Share |

Sunday, 15 May 2011

‘Don’t sensationalise Christian Malaysia issue’

A national non-Muslim council has urged all parties not to stoke further the 'Christian Malaysia' issue.

PETALING JAYA: The Malaysian Consultative Council of Buddhism, Christianity, Hinduism, Sikhism and Taosim (MCCBCST) has called on the media to stop sensationalising the Christian Malaysia issue.

It has also urged all relevant parties not to ‘jump into conclusions’ and to wait instead for the full report on the incident to be released.

Speaking to MCCBCST president Rev Thomas Philips said it was important not to “jump into conclusions and create more issues”.

“The police are conducting an investigation, the (Home) Ministry has already come out with a statement, the Christian leaders have come up and said that there was no such (pledge)…there is no need (for other parties) to make (other) unnecessary claims and sensationalize the matter,” he said.

Thomas said no one should doubt that Islam is the religion of the federation and “everyone accepts this fact”.

The alleged “Christian plot” made headlines in Utusan Malaysia recently claimed that the DAP government in Penang, together with Christian leaders, was conspiring to replace Islam as the official religion and to install a Christian prime minister in Putrajaya.

The Utusan report was based on two pro-Umno blog posts. Both the DAP and the Christian leaders have denied this.

Police are currently investigating the matter.

The Home Ministry also announced on Thursday that Utusan has been given a warning over the article, a move some said was too light a punishment.

Also on Thursday, Prime Minister Najib Tun Razak had met with a group of Christian leaders over the matter.

Najib did not apologise to the community but instead said that the Christian leaders had given a pledge to respect Islam as the official religion.

No apology

Tan declined to speculate on whether the PM was ‘sincerity’ in wanting to tackle the issue as no apology was rendered.

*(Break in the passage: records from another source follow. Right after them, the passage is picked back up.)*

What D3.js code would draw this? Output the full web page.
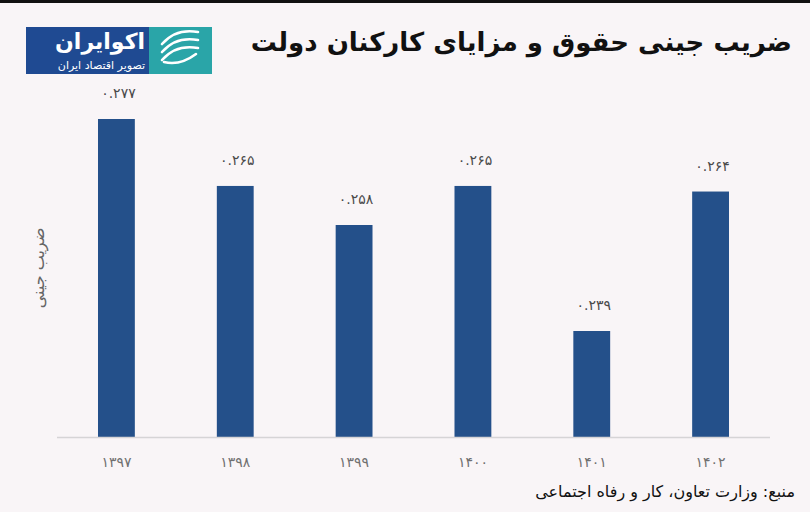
<!DOCTYPE html>
<html><head><meta charset="utf-8">
<script src="https://cdn.jsdelivr.net/npm/d3@7/dist/d3.min.js"></script>
<style>
html,body{margin:0;padding:0;background:#f9f5f7;}
svg{display:block;}
</style></head>
<body>
<svg id="c" width="810" height="512"></svg>
<script>
const years = ["۱۳۹۷","۱۳۹۸","۱۳۹۹","۱۴۰۰","۱۴۰۱","۱۴۰۲"];
const values = [0.277, 0.265, 0.258, 0.265, 0.239, 0.264];
const valueLabels = ["۰.۲۷۷","۰.۲۶۵","۰.۲۵۸","۰.۲۶۵","۰.۲۳۹","۰.۲۶۴"];
const titleText = "ضریب جینی حقوق و مزایای کارکنان دولت";
const yLabel = "ضریب جینی";
const sourceText = "منبع: وزارت تعاون، کار و رفاه اجتماعی";

const svg = d3.select("#c");
const W = 810, H = 512;
svg.append("rect").attr("width", W).attr("height", H).attr("fill", "#f9f5f7");
svg.append("rect").attr("width", W).attr("height", 3).attr("fill", "#111");

const font = "'DejaVu Sans', sans-serif";

const x = d3.scaleBand().domain(years).range([57, 770]).paddingInner(0.69).paddingOuter(0.345);
const y = d3.scaleLinear().domain([0.22, 0.277]).range([437, 119]);

// bars
svg.append("g").selectAll("rect").data(values).join("rect")
  .attr("x", (d, i) => x(years[i]))
  .attr("y", d => y(d))
  .attr("width", x.bandwidth())
  .attr("height", d => y(0.22) - y(d))
  .attr("fill", "#24508a");

// baseline
svg.append("line").attr("x1", 57).attr("x2", 770).attr("y1", 437.5).attr("y2", 437.5)
  .attr("stroke", "#d6d4d6").attr("stroke-width", 1.5);

// x axis labels
const xAxis = d3.axisBottom(x).tickSize(0).tickPadding(20);
const gx = svg.append("g").attr("transform", "translate(0,437)").call(xAxis);
gx.select(".domain").remove();
gx.selectAll("text").attr("font-family", font).attr("font-size", 14).attr("letter-spacing", 2.5).attr("fill", "#707070");

// value labels
svg.append("g").selectAll("text").data(values).join("text")
  .attr("x", (d, i) => x(years[i]) + x.bandwidth() / 2 + 2)
  .attr("y", d => y(d) - 21)
  .attr("text-anchor", "middle")
  .attr("font-family", font).attr("font-size", 14).attr("letter-spacing", 2).attr("fill", "#4a4a4a")
  .text((d, i) => valueLabels[i]);

// y label
svg.append("text")
  .attr("transform", "translate(44,268) rotate(-90)")
  .attr("text-anchor", "middle")
  .attr("font-family", font).attr("font-size", 16).attr("fill", "#666")
  .text(yLabel);

// title
svg.append("text").attr("x", 792).attr("y", 51)
  .attr("text-anchor", "start").attr("direction", "rtl")
  .attr("font-family", font).attr("font-weight", "bold").attr("font-size", 26).attr("fill", "#111")
  .text(titleText);

// source
svg.append("text").attr("x", 795).attr("y", 497)
  .attr("text-anchor", "start").attr("direction", "rtl")
  .attr("font-family", font).attr("font-size", 16).attr("fill", "#111")
  .text(sourceText);

// logo
const logo = svg.append("g");
logo.append("rect").attr("x", 26).attr("y", 27).attr("width", 124).attr("height", 47).attr("fill", "#1f4a92");
logo.append("rect").attr("x", 149).attr("y", 27).attr("width", 63).attr("height", 47).attr("fill", "#2aa5a8");
logo.append("text").attr("x", 145).attr("y", 49).attr("text-anchor", "start").attr("direction", "rtl")
  .attr("font-family", font).attr("font-weight", "bold").attr("font-size", 22).attr("fill", "#fff").text("اکوایران");
logo.append("text").attr("x", 145).attr("y", 69).attr("text-anchor", "start").attr("direction", "rtl")
  .attr("font-family", font).attr("font-size", 11).attr("fill", "#fff").text("تصویر اقتصاد ایران");
const sw = logo.append("g").attr("fill", "none").attr("stroke", "#fff").attr("stroke-width", 2.6).attr("stroke-linecap", "round");
const cx = 180, cy = 50;
[[-12, -8], [-4, 0], [4, 8]].forEach(([a, b]) => {
  sw.append("path").attr("d", `M${cx - 18},${cy + a + 6} Q${cx - 4},${cy + a - 10} ${cx + 18},${cy + b - 10}`);
});
sw.append("path").attr("d", `M${cx - 16},${cy + 12} Q${cx},${cy + 16} ${cx + 16},${cy + 4}`);
</script>
</body></html>
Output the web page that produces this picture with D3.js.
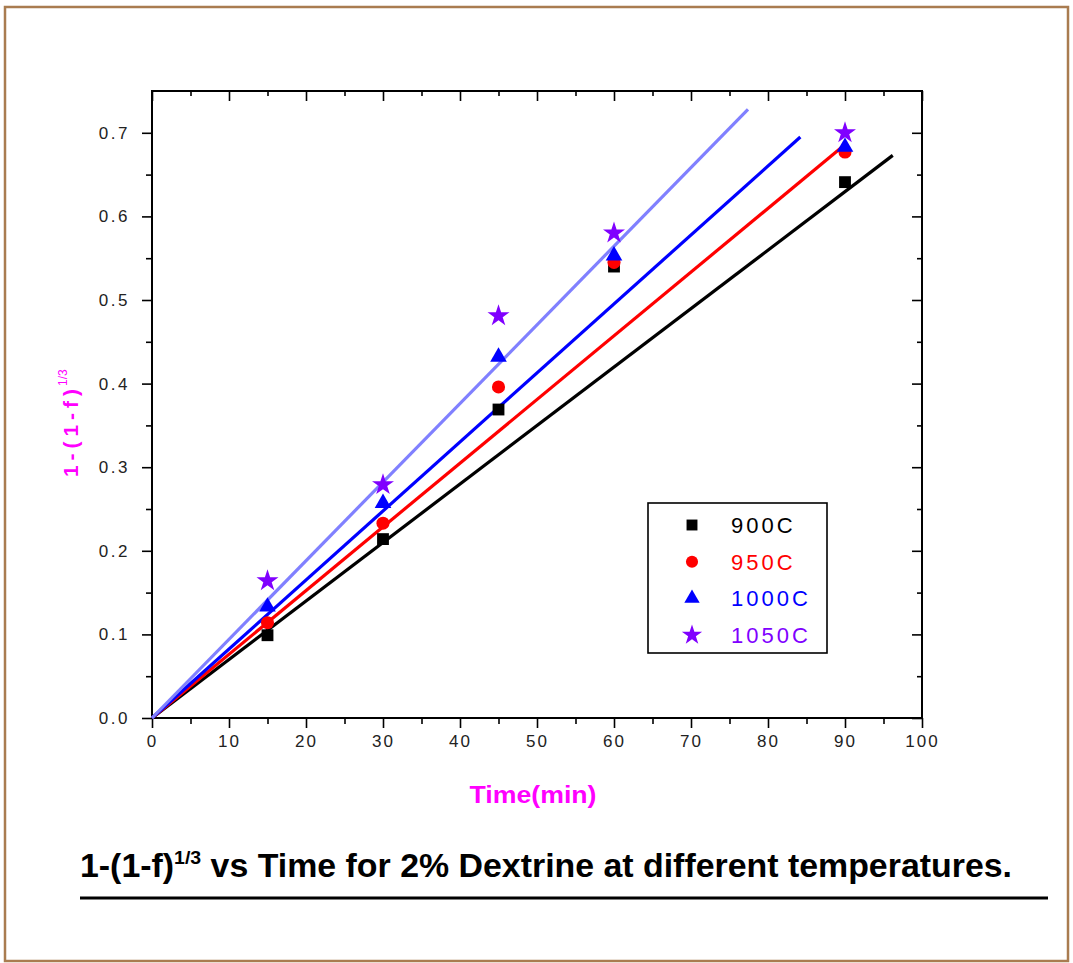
<!DOCTYPE html>
<meta charset="utf-8">
<style>
	body { margin: 0; background: #fff; }
	.tick text { font-family: "Liberation Sans", Arial, sans-serif; fill: #222; }
	.axis path.domain { display: none; }
	.axis line { stroke: #000; stroke-width: 1.6px; }
</style>
<svg width="1073" height="963"></svg>
<script src="https://d3js.org/d3.v7.min.js"></script>
<script>
	/**
	 *----------------------------------------------------------------------------
	 * data
	 *----------------------------------------------------------------------------
	 **/
	var times = [15, 30, 45, 60, 90];
	var temps = ["900C", "950C", "1000C", "1050C"];
	var y900 = [0.099, 0.214, 0.369, 0.540, 0.641];
	var y950 = [0.114, 0.233, 0.396, 0.545, 0.677];
	var y1000 = [0.133, 0.257, 0.432, 0.553, 0.683];
	var y1050 = [0.164, 0.279, 0.481, 0.580, 0.700];
	// fitted lines: start and end points
	var fit900 = [[0, 0], [96.2, 0.673]];
	var fit950 = [[0, 0], [89.5, 0.682]];
	var fit1000 = [[0, 0], [84.2, 0.695]];
	var fit1050 = [[0, 0], [77.4, 0.728]];
	var xTicks = [0, 10, 20, 30, 40, 50, 60, 70, 80, 90, 100];
	var yTicks = [0.0, 0.1, 0.2, 0.3, 0.4, 0.5, 0.6, 0.7];

	/**
	 *----------------------------------------------------------------------------
	 * definitions
	 *----------------------------------------------------------------------------
	 **/
	var plot = {left: 152, right: 922, top: 91, bottom: 718};
	var markerColor = ["#000000", "#ff0000", "#0000ff", "#8000ff"];
	var lineColor = ["#000000", "#ff0000", "#0000ff", "#8080ff"];
	var shapes = [d3.symbolSquare, d3.symbolCircle, d3.symbolTriangle, d3.symbolStar];
	var shapeSize = [140, 135, 120, 150];

	var series = temps.map(function(t, i) {
		var vals = [y900, y950, y1000, y1050][i];
		return {
			name: t,
			points: times.map(function(x, j) { return [x, vals[j]]; }),
			fit: [fit900, fit950, fit1000, fit1050][i],
			i: i
		};
	});

	var x = d3.scaleLinear().domain([0, 100]).range([plot.left, plot.right]);
	var y = d3.scaleLinear().domain([0, 0.75]).range([plot.bottom, plot.top]);

	var svg = d3.select("svg");

	// outer border
	svg.append("rect")
		.attr("x", 5).attr("y", 7)
		.attr("width", 1063).attr("height", 954)
		.attr("fill", "#fff")
		.attr("stroke", "#a97c50")
		.attr("stroke-width", 2.5);

	/**
	 *----------------------------------------------------------------------------
	 * axes
	 *----------------------------------------------------------------------------
	 **/
	var minorX = d3.range(5, 100, 10);
	var minorY = d3.range(0.05, 0.75, 0.1);

	// bottom
	svg.append("g").attr("class", "axis")
		.attr("transform", "translate(0," + plot.bottom + ")")
		.call(d3.axisBottom(x).tickValues(xTicks).tickSize(10).tickSizeOuter(0).tickPadding(7)
			.tickFormat(d3.format("d")))
		.selectAll("text")
			.attr("font-size", 17)
			.attr("letter-spacing", 2);
	svg.append("g").attr("class", "axis")
		.attr("transform", "translate(0," + plot.bottom + ")")
		.call(d3.axisBottom(x).tickValues(minorX).tickSize(6).tickSizeOuter(0).tickFormat(""));
	// left
	svg.append("g").attr("class", "axis")
		.attr("transform", "translate(" + plot.left + ",0)")
		.call(d3.axisLeft(y).tickValues(yTicks).tickSize(10).tickSizeOuter(0).tickPadding(12)
			.tickFormat(d3.format(".1f")))
		.selectAll("text")
			.attr("font-size", 17)
			.attr("letter-spacing", 2.5);
	svg.append("g").attr("class", "axis")
		.attr("transform", "translate(" + plot.left + ",0)")
		.call(d3.axisLeft(y).tickValues(minorY).tickSize(6).tickSizeOuter(0).tickFormat(""));
	// top (ticks inward)
	svg.append("g").attr("class", "axis")
		.attr("transform", "translate(0," + plot.top + ")")
		.call(d3.axisTop(x).tickValues(xTicks).tickSize(-10).tickSizeOuter(0).tickFormat(""));
	svg.append("g").attr("class", "axis")
		.attr("transform", "translate(0," + plot.top + ")")
		.call(d3.axisTop(x).tickValues(minorX).tickSize(-5).tickSizeOuter(0).tickFormat(""));
	// right (ticks inward)
	svg.append("g").attr("class", "axis")
		.attr("transform", "translate(" + plot.right + ",0)")
		.call(d3.axisRight(y).tickValues(yTicks).tickSize(-10).tickSizeOuter(0).tickFormat(""));
	svg.append("g").attr("class", "axis")
		.attr("transform", "translate(" + plot.right + ",0)")
		.call(d3.axisRight(y).tickValues(minorY).tickSize(-5).tickSizeOuter(0).tickFormat(""));

	// frame
	svg.append("rect")
		.attr("x", plot.left).attr("y", plot.top)
		.attr("width", plot.right - plot.left)
		.attr("height", plot.bottom - plot.top)
		.attr("fill", "none")
		.attr("stroke", "#000")
		.attr("stroke-width", 2);

	/**
	 *----------------------------------------------------------------------------
	 * lines and markers
	 *----------------------------------------------------------------------------
	 **/
	var line = d3.line()
		.x(function(d) { return x(d[0]); })
		.y(function(d) { return y(d[1]); });

	svg.append("g")
		.selectAll("path")
		.data(series)
		.enter().append("path")
			.attr("d", function(d) { return line(d.fit); })
			.attr("fill", "none")
			.attr("stroke", function(d) { return lineColor[d.i]; })
			.attr("stroke-width", 3.2);

	series.forEach(function(s) {
		svg.append("g")
			.selectAll("path")
			.data(s.points)
			.enter().append("path")
				.attr("transform", function(d) { return "translate(" + x(d[0]) + "," + y(d[1]) + ")"; })
				.attr("d", d3.symbol().type(shapes[s.i]).size(shapeSize[s.i]))
				.attr("fill", markerColor[s.i]);
	});

	/**
	 *----------------------------------------------------------------------------
	 * legend
	 *----------------------------------------------------------------------------
	 **/
	var legend = svg.append("g").attr("transform", "translate(648,503)");
	legend.append("rect")
		.attr("width", 179).attr("height", 150)
		.attr("fill", "#fff")
		.attr("stroke", "#000")
		.attr("stroke-width", 1.6);
	var row = legend.selectAll("g.row")
		.data(series)
		.enter().append("g")
			.attr("class", "row")
			.attr("transform", function(d, i) { return "translate(0," + (22 + i * 36.7) + ")"; });
	row.append("path")
		.attr("transform", "translate(44,0)")
		.attr("d", function(d) { return d3.symbol().type(shapes[d.i]).size(shapeSize[d.i] * 0.85)(); })
		.attr("fill", function(d) { return markerColor[d.i]; });
	row.append("text")
		.attr("x", 83)
		.attr("dy", "0.36em")
		.attr("font-family", "'Liberation Sans', Arial, sans-serif")
		.attr("font-size", 22)
		.attr("letter-spacing", 3)
		.attr("fill", function(d) { return markerColor[d.i]; })
		.text(function(d) { return d.name; });

	/**
	 *----------------------------------------------------------------------------
	 * labels
	 *----------------------------------------------------------------------------
	 **/
	svg.append("text")
		.attr("x", 533).attr("y", 803)
		.attr("text-anchor", "middle")
		.attr("font-family", "'Liberation Sans Narrow', 'Liberation Sans', Arial, sans-serif")
		.attr("font-weight", "bold")
		.attr("font-size", 23)
		.attr("textLength", 127)
		.attr("lengthAdjust", "spacingAndGlyphs")
		.attr("fill", "#ff00ff")
		.text("Time(min)");

	var ylab = svg.append("g").attr("transform", "translate(78,477) rotate(-90)");
	ylab.append("text")
		.attr("font-family", "'Liberation Sans', Arial, sans-serif")
		.attr("font-weight", "bold")
		.attr("font-size", 21)
		.attr("textLength", 88)
		.attr("lengthAdjust", "spacing")
		.attr("fill", "#ff00ff")
		.text("1-(1-f)");
	ylab.append("text")
		.attr("x", 91).attr("y", -11)
		.attr("font-family", "'Liberation Sans', Arial, sans-serif")
		.attr("font-size", 12)
		.attr("fill", "#ff00ff")
		.text("1/3");

	// caption
	var cap = svg.append("text")
		.attr("x", 80).attr("y", 877)
		.attr("font-family", "'Liberation Sans Narrow', 'Liberation Sans', Arial, sans-serif")
		.attr("font-weight", "bold")
		.attr("font-size", 33)
		.attr("textLength", 932)
		.attr("lengthAdjust", "spacingAndGlyphs")
		.attr("fill", "#000");
	cap.append("tspan").text("1-(1-f)");
	cap.append("tspan").attr("dy", -13).attr("font-size", 19).text("1/3");
	cap.append("tspan").attr("dy", 13).text(" vs Time for 2% Dextrine at different temperatures.");

	svg.append("line")
		.attr("x1", 80).attr("x2", 1048)
		.attr("y1", 898).attr("y2", 898)
		.attr("stroke", "#000")
		.attr("stroke-width", 3);
</script>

Earlier today FMT reported another Christian leader, Bishop Paul Tan of the Malacca-Johor diocese as being extremely “displeased and disgusted” with the outcome of the meeting with the PM.

He said the Christian leaders had become like “sheep being led to their slaughter” because they had not set a clear agenda for the meeting and hence had walked into the “trap” of conceding that Islam be safeguarded and the Christians agreed to this.

Following the 2008 general election, relious issues have been among issue which has reared its head.

In August 2009, group of Muslims protesting against the construction of a Hindu temple in Selangor paraded in front of the Selangor state secretariat with a severed cow’s head.

The group had marched with the bloodied cow’s head from a mosque to the Selangor menteri besar’s office where some of the protesters stomped and spat on the head and made fiery speeches.

The incident riled Hindus nationwide. Cows are considered sacred animals in Hinduism.

In January 2010, Muslims raged and ranted over a Dec 31, 2009 High Court ruling allowing Catholic weekly, The Herald, to use the term “Allah” in their Bahasa Malaysia publciation. The Home Ministry has appealed the decision.

But it led to widespread arson against churches and a gurdwara.

More recently the federal government detained around 50 000 copies of the Malay language bible Al-Kitab.

According to the federal government the issue has since been ‘resolved’.